The result is predictable. Low-fit clients consume time far out of proportion to their long-term value. High-fit prospects get less attention because the calendar is already crowded. Referral quality gets weaker because current clients are unclear about who you are actually best for. And the advisor, who was hoping to build momentum, ends up managing complexity instead.
Conventional wisdom says the answer is more capacity. Add staff. Add tools. Add AI. But technology does not cure confusion. It scales it. If your client base is scattered, your service model will be scattered too. AI can help draft emails faster, summarize meetings faster, and maybe even make your workflows look impressively modern. It cannot tell you whom you should have said no to six months ago.

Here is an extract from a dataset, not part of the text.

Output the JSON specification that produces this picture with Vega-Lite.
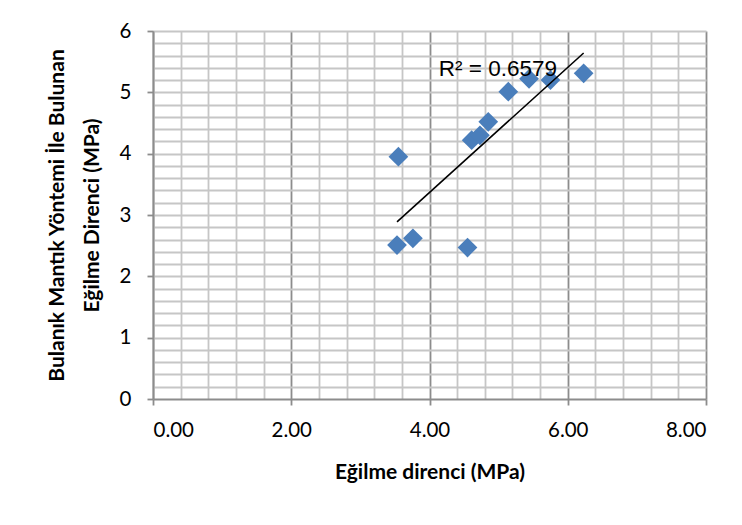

The better way forward is to treat client concentration as a strategic advantage. High-performing advisors get honest about which relationships create the best outcomes for both sides. They segment based on fit, complexity, and long-term value. They build service and communication around the clients they are uniquely positioned to help. And just as importantly, they create graceful pathways for relationships that no longer align.
This is not about becoming arrogant or exclusive for sport. It is about clarity. Better-fit clients lead to better service. Better service leads to stronger trust. Stronger trust leads to better referrals. And suddenly growth stops feeling like a volume game and starts feeling like a compounding one.
The goal is not to serve everyone who can say yes. It is to serve the right people so well that your business becomes clearer, more focused, and more referable. Advisors who concentrate wisely often discover the same thing my son did: fewer right clients create far more momentum than a larger, noisier book ever could.
This clarity about market focus should not be confined to client selection. Once an advisor becomes more intentional about who they serve, it tends to raise broader questions about how the entire business is structured. How service is delivered, how time is allocated, how growth is pursued, and whether the current model actually supports the kind of relationships the advisor is trying to build.
That is where the real opportunity lies. Not just in refining a client list, but in stepping back and thinking more deliberately about how the business is designed to serve those ideal clients going forward. For advisors who find themselves at that point, the next step is often less about tactics and more about perspective; understanding what a more focused, better-aligned business could look like in practice, and how to move toward it with intention.